NANTES: Avril 2019. Dans le sous-sol d'un immeuble nantais, la police découvre plusieurs kalachnikov, des fusils à pompes et une dizaine de pistolets automatiques. Un arsenal que de longs mois d'enquête lieront à une violente "guerre des clans" sur fond de trafic de drogue.
Cette "escalade des violences", dont des protagonistes présumés ont été renvoyés cet automne devant les assises par la juridiction interrégionale spécialisée (JIRS) de Rennes, commence fin février 2019 à un mariage.
Alors que l'on s'apprête à célébrer celui de M.A., 24 ans à l'époque, des tirs de kalachnikov résonnent dans le hall de l'immeuble où la fête a lieu, sans faire de blessé.
D'après la police judiciaire, le jeune marié entretenait jusque-là un "lien étroit" avec le "clan L.", du quartier Malakoff, qui régit une partie du trafic de drogue nantais.
Parce qu'il a décidé, toujours selon l'enquête, de monter dans le quartier Bellevue un réseau parallèle dont les prix défient la concurrence, le "clan L." "s'est mis à (ses) trousses", résume un témoin aux policiers.
"Le jour des tirs de mon mariage, dans ma tête c'était l'apocalypse (...) Là, je me suis énervé, pour moi y a plus de frein", leur confiera M.A. quelques mois plus tard.
Il est alors interrogé dans le cadre d'une enquête sur une autre fusillade: le jeune homme est soupçonné d'avoir commandité les tirs qui ont fait un mort fin avril 2019 dans un bar à chicha, le Moonlight.

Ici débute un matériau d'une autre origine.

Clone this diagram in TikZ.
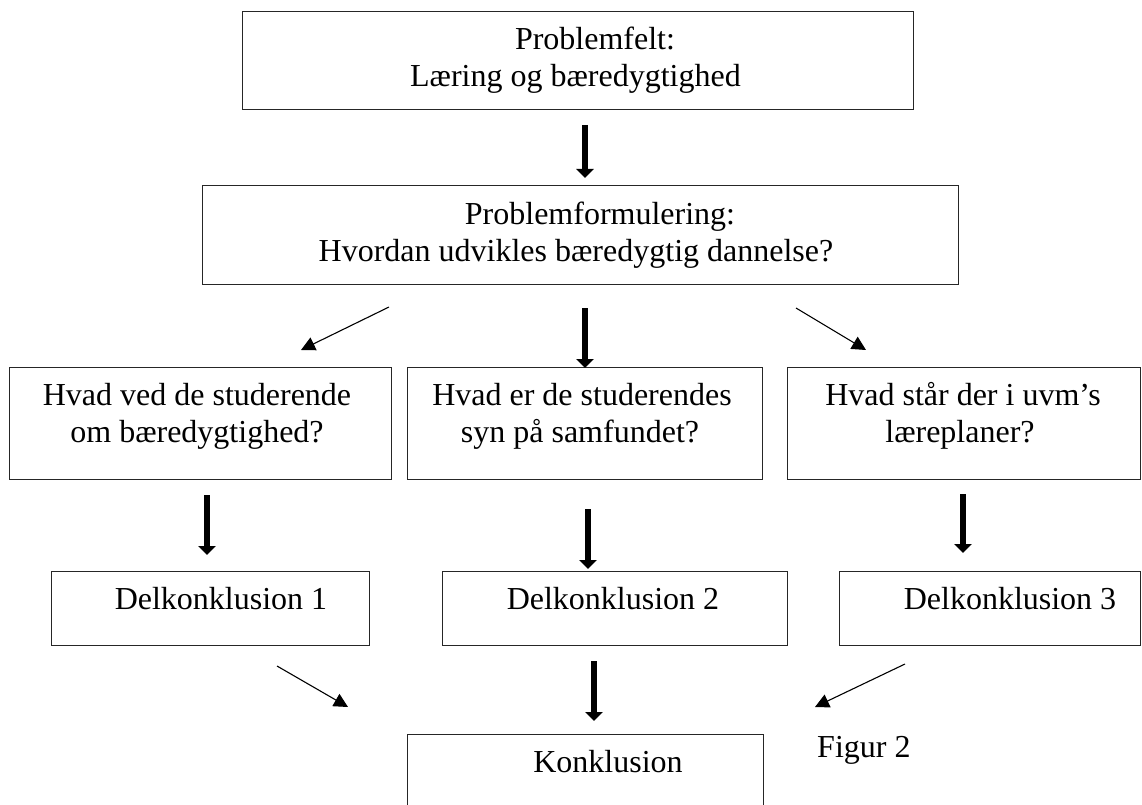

De la fusillade du mariage à celle du Moonlight, les enquêteurs ont relié six scènes de tirs consécutives.
«Pas pour le plaisir»
Mi-mars, quelques semaines après le mariage, un homme descend d'une voiture et ouvre le feu dans un bar à chicha, le Copacabana, faisant un blessé. Mis en examen dans cette affaire, M.A. a par la suite bénéficié d'un non-lieu.
Début avril, un "homme cagoulé" tire à plusieurs reprises sur le même M.A., devant son domicile. Il est touché à la main, la hanche et la cuisse.
Deux semaines plus tard, des tirs éclatent dans la nuit place Mendès-France puis sur un boulevard voisin, en plein cœur du quartier Bellevue.
Dans une conversation interceptée à l'époque par les policiers, un proche demande à M.A.:
- "Pourquoi ils sont en confiance comme ça ? Pourquoi ils ont allumé (l'une des victimes), il n'a rien à voir ?"
- "Ils étaient sur moi", répond-il.
Trois jours après, quatre jeunes hommes sont blessés par balle sur la même place. Les tireurs font feu "à de nombreuses reprises" depuis des scooters et un break.
L'un des jeunes soupçonné d'avoir tiré était mineur au moment des faits. Dans une conversation interceptée par les policiers, il affirme: "mais nous on est payés pour faire ça (...) Moi, je le fais pas pour le plaisir".
Confronté à ces propos par la suite, il expliquera aux enquêteurs qu'il voulait seulement "impressionner" ses interlocuteurs.
«Vraie guerre»
Soupçonnés d'être impliqués dans la tentative de meurtre sur M.A. et dans les deux fusillades de la place Mendès-France, treize personnes ont été renvoyées à l'automne devant la cour d'assises spéciale d'Ille-et-Vilaine et deux autres jeunes hommes devant la cour d'assises des mineurs de Loire-Atlantique.
Sept d'entre eux ont fait appel de cette mise en accusation. Le parquet a par la suite fait appel de l'ensemble de l'ordonnance pour éviter des disjonctions.
La décision de la chambre de l'instruction est attendue fin janvier.
Parmi les mis en cause, l'enquête distingue plusieurs rôles: les fournisseurs d'armes, les logisticiens, chargés de garder véhicules et fusils en lieu sûr, les tireurs et le chef de clan.
Au sous-sol de l'immeuble identifié comme une "place stratégique en termes de logistique" dans cette affaire, proche du quartier Malakoff, les enquêteurs avaient retrouvé, outre des armes, 60 kg de cannabis, 400 g de MDMA, une drogue de synthèse, et une balance de précision "permettant de relier directement les fusillades et le trafic de stupéfiants".
D'après l'enquête, les fusillades du printemps 2019 "ne peuvent se comprendre que mises en perspective les unes avec les autres" et révèlent une "montée en puissance des règlements de comptes".
Dans une conversation avec un proche interceptée à l'époque par les policiers, M.A. disait: "c'est une vraie guerre, tu ne me croyais pas."
En 2023, le parquet de Nantes a recensé dans la ville une quarantaine d'épisodes de tirs "sur fond probable de règlements de comptes". Ils ont tué quatre personnes, dont deux dans le quartier Bellevue.